Scattered thunderstorm/rain of moderate intensity with isolated heavy falls were expected over the upper catchments of all major rivers along Khyber Pakhtunkhwa, Islamabad and Rawalpindi, Sargodha, Gujranwala, Lahore and Faisalabad divisions, it said.
The centre said that 363 army helicopters had been flown to various areas for evacuating stranded people. “In the last 24 hours, 25 sorties have flown and evacuated 131 stranded individuals and delivered 32 tons of relief items to flood affectees,” the latest update said.
It added that so far, 3,716 stranded Individuals had been evacuated through these helicopter sorties.
Further, the centre said that there were 147 relief camps in Sindh, South Punjab and Balochistan while 284 relief item collection points had been established across the country.

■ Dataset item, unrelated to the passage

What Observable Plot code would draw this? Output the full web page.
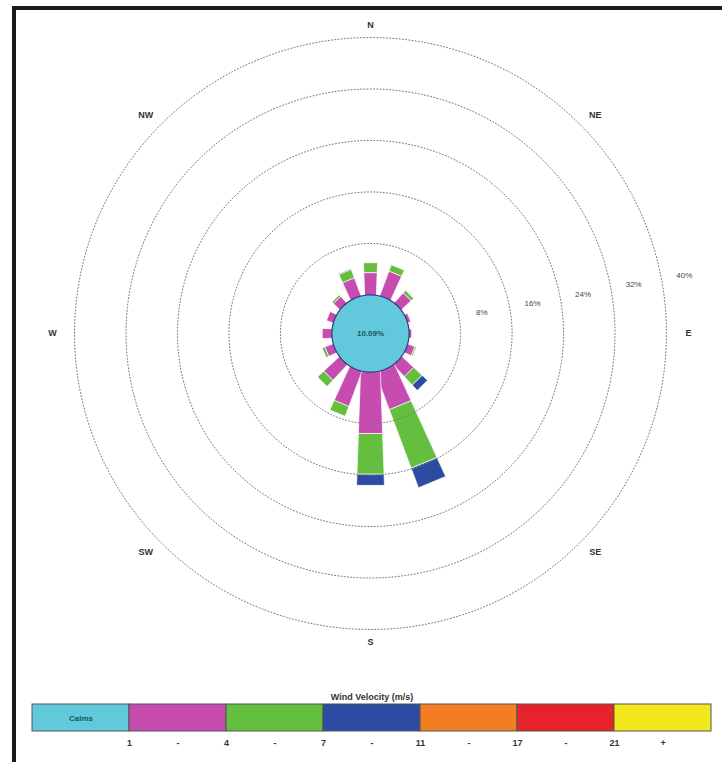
<!DOCTYPE html>
<html><head><meta charset="utf-8">
<script src="https://cdn.jsdelivr.net/npm/d3@7"></script>
<script src="https://cdn.jsdelivr.net/npm/@observablehq/plot@0.6"></script>
<style>
html,body{margin:0;padding:0;background:#fff;}
body{width:722px;height:762px;position:relative;overflow:hidden;font-family:"Liberation Sans",Arial,sans-serif;}
#topbar{position:absolute;left:12px;top:6px;width:710px;height:4px;background:#1b1b1b;}
#leftbar{position:absolute;left:12px;top:6px;width:4px;height:756px;background:#1b1b1b;}
#rose{position:absolute;left:0;top:0;}
#legend{position:absolute;left:0;top:680px;}
svg{font-family:"Liberation Sans",Arial,sans-serif;}
</style></head><body>
<div id="rose"></div><div id="legend"></div>
<div id="topbar"></div><div id="leftbar"></div>
<script>
// ---- data ----
const directions = ["N","NNE","NE","ENE","E","ESE","SE","SSE","S","SSW","SW","WSW","W","WNW","NW","NNW"];
const speed1to4  = [3.5, 4.1, 2.1, 0.5, 0.4, 1.2, 2.5, 6.1, 9.6, 5.8, 3.3, 1.4, 1.5, 1.1, 1.4, 3.0];
const speed4to7  = [1.5, 1.0, 0.5, 0.0, 0.0, 0.2, 1.8, 9.7, 6.3, 1.6, 1.3, 0.4, 0.0, 0.0, 0.3, 1.4];
const speed7to11 = [0.0, 0.0, 0.0, 0.0, 0.0, 0.0, 1.1, 3.2, 1.7, 0.0, 0.0, 0.0, 0.0, 0.0, 0.0, 0.1];
const calmPercent = 10.09;
const ringValues = [8, 16, 24, 32, 40];
const ringLabels = ["8%", "16%", "24%", "32%", "40%"];
const compassLabels = ["N", "NE", "E", "SE", "S", "SW", "W", "NW"];
const compassBearings = [0, 45, 90, 135, 180, 225, 270, 315];
const speedClasses = ["Calms", "1-4", "4-7", "7-11", "11-17", "17-21", "21+"];
const classColors = ["#62c8dc", "#c74caf", "#64bf3e", "#2e4ba3", "#f27d23", "#e6232a", "#f3e81b"];
const legendTicks = ["1", "-", "4", "-", "7", "-", "11", "-", "17", "-", "21", "+"];
const legendTitle = "Wind Velocity (m/s)";

// ---- layout ----
const W = 722, H = 680, cx = 370, cy = 333;
const k = 6.435;          // px per unit
const base = 6;           // calm circle radius (units) = 0%
const rad = Math.PI / 180;
// petal width (px) grows with petal length and slightly with radius
const petalWidth = (L, r) => 8.5 + 0.65 * L + 0.07 * (r - base) * k;

const series = [speed1to4, speed4to7, speed7to11];
const polys = [];
directions.forEach((dir, i) => {
  const th = i * 22.5 * rad;
  const u = [Math.sin(th), Math.cos(th)], p = [Math.cos(th), -Math.sin(th)];
  const L = series.reduce((s, vals) => s + vals[i], 0);
  let r0 = base;
  series.forEach((vals, j) => {
    const v = vals[i];
    if (v > 0) {
      const r1 = r0 + v;
      const rs = j === 0 ? base - 1.5 : r0;
      const h0 = petalWidth(L, rs) / 2 / k, h1 = petalWidth(L, r1) / 2 / k;
      const pts = [
        {x: rs * u[0] + h0 * p[0], y: rs * u[1] + h0 * p[1]},
        {x: r1 * u[0] + h1 * p[0], y: r1 * u[1] + h1 * p[1]},
        {x: r1 * u[0] - h1 * p[0], y: r1 * u[1] - h1 * p[1]},
        {x: rs * u[0] - h0 * p[0], y: rs * u[1] - h0 * p[1]}
      ];
      pts.forEach(q => polys.push({...q, id: dir + "-" + j, color: classColors[j + 1]}));
      r0 = r1;
    }
  });
});

const circlePts = (r, id) => d3.range(0, 361, 2).map(a => ({x: r * Math.sin(a * rad), y: r * Math.cos(a * rad), id}));
const ringPts = ringValues.flatMap(v => circlePts(base + v, "ring" + v));
const calmPts = circlePts(base, "calm");
const ringLabelData = ringValues.map((v, i) => ({
  x: (base + v + 3.6) * Math.sin(79.5 * rad),
  y: (base + v + 3.6) * Math.cos(79.5 * rad),
  label: ringLabels[i]
}));
const compassData = compassLabels.map((l, i) => ({
  x: 49.4 * Math.sin(compassBearings[i] * rad),
  y: 48.0 * Math.cos(compassBearings[i] * rad),
  label: l
}));

const rose = Plot.plot({
  width: W, height: H, margin: 0,
  x: {domain: [-cx / k, (W - cx) / k], axis: null},
  y: {domain: [-(H - cy) / k, cy / k], axis: null},
  color: {type: "identity"},
  style: {background: "transparent"},
  marks: [
    Plot.line(polys, {x: "x", y: "y", z: "id", fill: "color", stroke: "#ffffff", strokeWidth: 0.7, curve: "linear-closed"}),
    Plot.line(ringPts, {x: "x", y: "y", z: "id", stroke: "#777", strokeWidth: 1, strokeDasharray: "1,2.2", curve: "linear-closed"}),
    Plot.line(calmPts, {x: "x", y: "y", z: "id", fill: classColors[0], stroke: "#2d3a7a", strokeWidth: 1.2, curve: "linear-closed"}),
    Plot.text([calmPercent], {x: () => 0, y: () => 0, text: d => d.toFixed(2) + "%", fontSize: 8, fontWeight: "bold", fill: "#1c5560"}),
    Plot.text(ringLabelData, {x: "x", y: "y", text: "label", fontSize: 8, fill: "#444"}),
    Plot.text(compassData, {x: "x", y: "y", text: "label", fontSize: 9, fontWeight: "bold", fill: "#333"})
  ]
});
document.getElementById("rose").appendChild(rose);

// ---- legend ----
const cells = speedClasses.map((c, i) => ({i, c, color: classColors[i]}));
const tickData = legendTicks.map((t, i) => ({pos: 1 + i * 0.5, t}));
const legend = Plot.plot({
  width: W, height: 82,
  marginTop: 24, marginBottom: 31, marginLeft: 32, marginRight: 11,
  x: {domain: [0, 7], axis: null},
  color: {type: "identity"},
  marks: [
    Plot.rectX(cells, {x1: "i", x2: d => d.i + 1, fill: "color", stroke: "#555", strokeWidth: 1}),
    Plot.text([speedClasses[0]], {x: () => 0.5, frameAnchor: "middle", text: d => d, fontSize: 8, fontWeight: "bold", fill: "#1c5560"}),
    Plot.text([legendTitle], {x: () => 3.5, frameAnchor: "top", dy: -11, text: d => d, fontSize: 9, fontWeight: "bold", fill: "#333"}),
    Plot.text(tickData, {x: "pos", frameAnchor: "bottom", dy: 14, text: "t", fontSize: 9, fontWeight: "bold", fill: "#333"})
  ]
});
document.getElementById("legend").appendChild(legend);
</script>
</body></html>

“More than 250 medical camps established so far in which more than 97,000 patients have been treated all across the country and provided 3-5 days’ free medicine,” the NFRCC said.
The centre also said that construction of Saggu bridge at N-95 (DI Khan) was in progress and was likely to be completed by today.

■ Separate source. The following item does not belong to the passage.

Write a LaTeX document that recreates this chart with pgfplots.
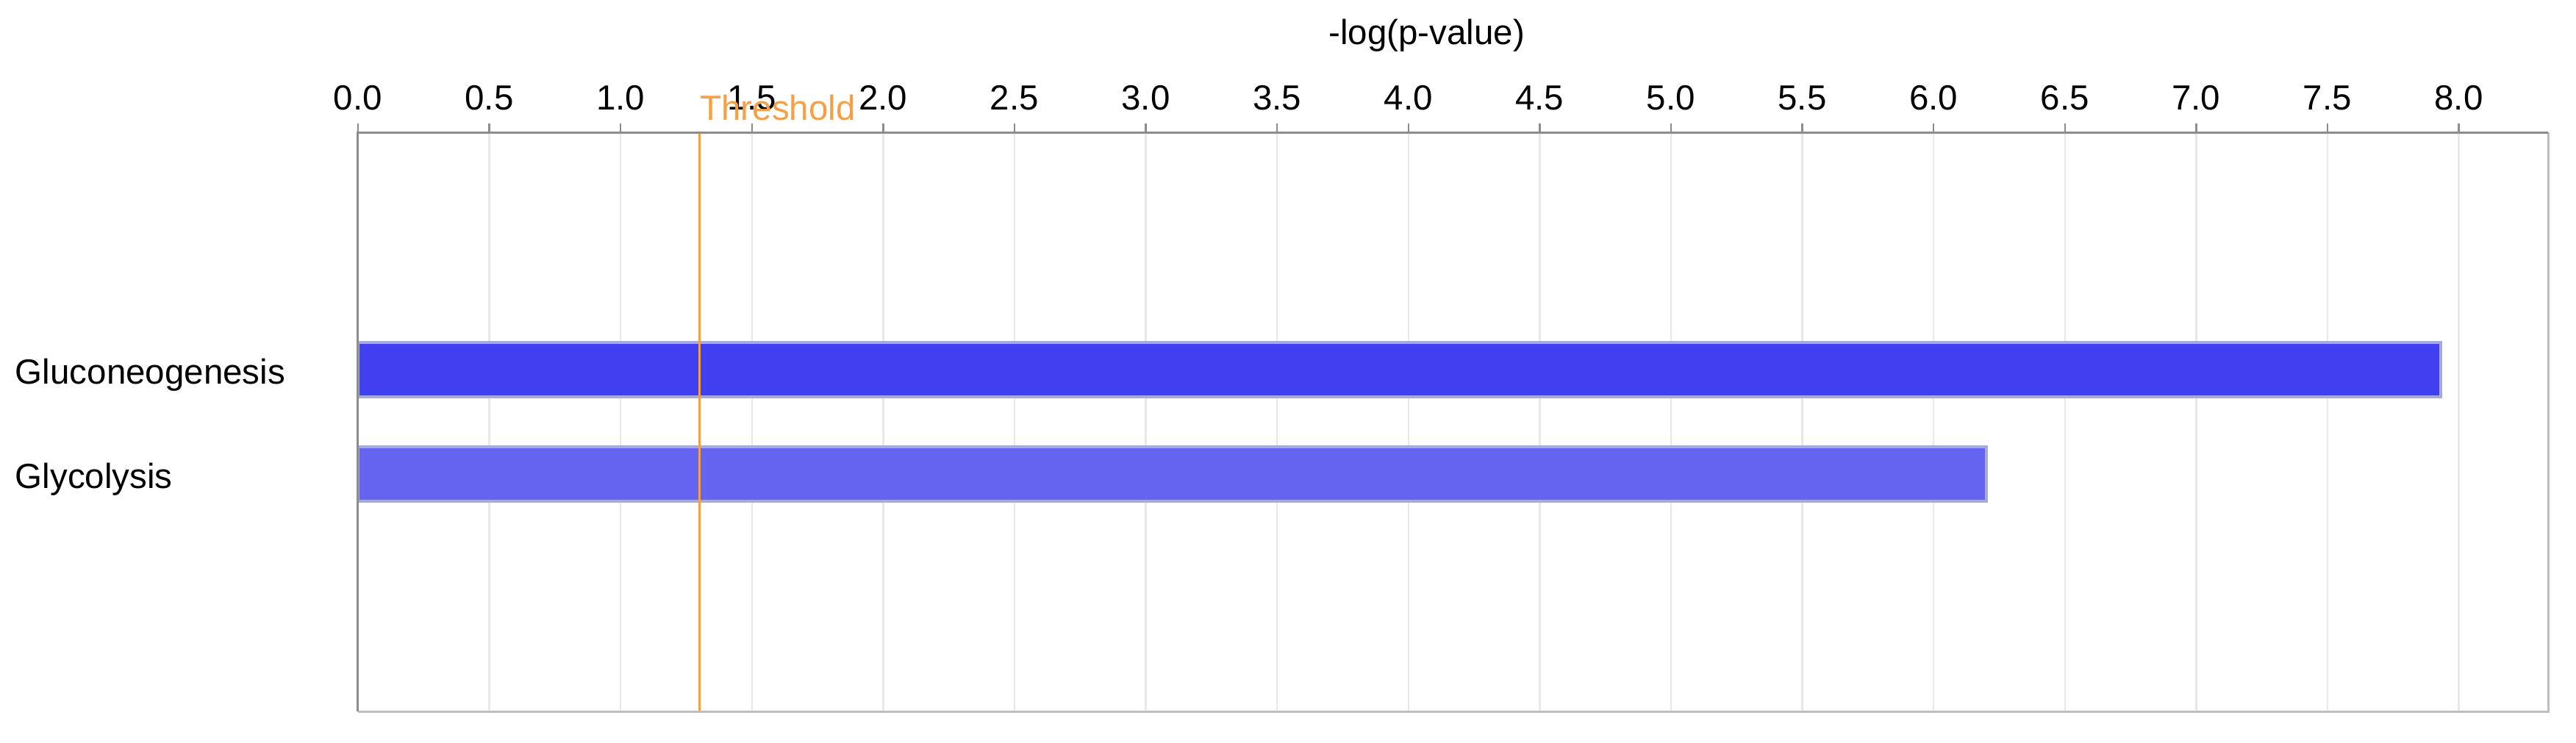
\documentclass[border=0pt]{standalone}
\usepackage{pgfplots}
\pgfplotsset{compat=1.18}
\usepackage{fontspec}
\setmainfont{Liberation Sans}
\definecolor{barA}{RGB}{64,64,240}
\definecolor{barB}{RGB}{100,100,240}
\definecolor{barEdge}{RGB}{165,170,220}
\definecolor{thr}{RGB}{245,160,70}
\definecolor{frameD}{RGB}{140,140,140}
\definecolor{frameL}{RGB}{190,190,190}

\begin{document}
\begin{tikzpicture}
\begin{axis}[
  name=ax,
  scale only axis, width=595.8pt, height=157.6pt,
  xmin=0, xmax=8.34, ymin=-2.275, ymax=3.275,
  xbar, bar width=0.52, bar shift=0pt,
  xtick={0,0.5,...,8},
  xtick pos=right, xticklabel pos=right,
  tick align=outside, major tick length=2.4pt,
  tick style={frameD, line width=0.5pt},
  xticklabel style={font=\fontsize{9.5}{11}\selectfont},
  /pgf/number format/fixed,
  /pgf/number format/fixed zerofill,
  /pgf/number format/precision=1,
  /pgf/number format/assume math mode=true,
  ytick={0,1}, yticklabels={Glycolysis,Gluconeogenesis},
  yticklabel style={anchor=base west, inner sep=0pt, xshift=-91pt, yshift=-3.9pt,
                    font=\fontsize{9.5}{11}\selectfont},
  ytick style={draw=none},
  xmajorgrids, major grid style={gray!18, line width=0.5pt},
  axis line style={draw=none},
  clip=false,
]
  \addplot[fill=barA, draw=barEdge, line width=0.8pt] coordinates {(7.93,1)};
  \addplot[fill=barB, draw=barEdge, line width=0.8pt] coordinates {(6.20,0)};
  % threshold at -log(0.05)
  \addplot[thr, sharp plot, line width=0.5pt] coordinates {(1.3,-2.275) (1.3,3.275)};
  \draw[frameL, line width=0.6pt] (rel axis cs:1,1) -- (rel axis cs:1,0) -- (rel axis cs:0,0);
  \draw[frameD, line width=0.6pt] (rel axis cs:0,0) -- (rel axis cs:0,1) -- (rel axis cs:1,1);
  \node[thr, anchor=base west, inner sep=0pt, font=\fontsize{9.5}{11}\selectfont]
    at ([yshift=3.4pt]axis cs:1.3,3.275) {Threshold};
  \node[anchor=base, inner sep=0pt, font=\fontsize{9.5}{11}\selectfont]
    at ([yshift=24pt]axis cs:4.07,3.275) {-log(p-value)};
\end{axis}
\path ([xshift=-97.4pt,yshift=-8.4pt]ax.south west) rectangle ([xshift=7.6pt,yshift=36pt]ax.north east);
\end{tikzpicture}
\end{document}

“Electricity supply restored in Khuzdar and repair work on Dadu-Sibi-Quetta transmission line is in progress,” the statement said, adding that the gas supply in Quetta had been partially restored.
Impending health crisis
Pakistan is struggling to respond to the floods given their unprecedented magnitude. The government has said 33 million people — 15pc of its population — have been affected.
The United Nations has appealed for $160 million in aid to help tackle what it said was an “unprecedented climate catastrophe” and nations had been extending financial and moral support with promises for more.
Meanwhile, large-scale displacements and countries limited resources have led to fears of an impending health crisis.
According to the World Health Organisation, nearly 900 health facilities have been damaged due to floods in the country, 180 of them completely destroyed.
And with stagnant water everywhere preventing people from observing even a modicum of hygiene practices, stomach ailments and skin infections have become rampant.
According to the Sindh government, in August alone nearly 200,000 cases of acute watery diarrhoea and dysentery had been reported among children in flood-affected areas.
Given the state of affairs, Health Minister Abdul Qadir Patel said on Sunday that over 1,200 medical relief camps would be set up in more than 20 flood-hit districts this month to provide medical assistance to affected citizens.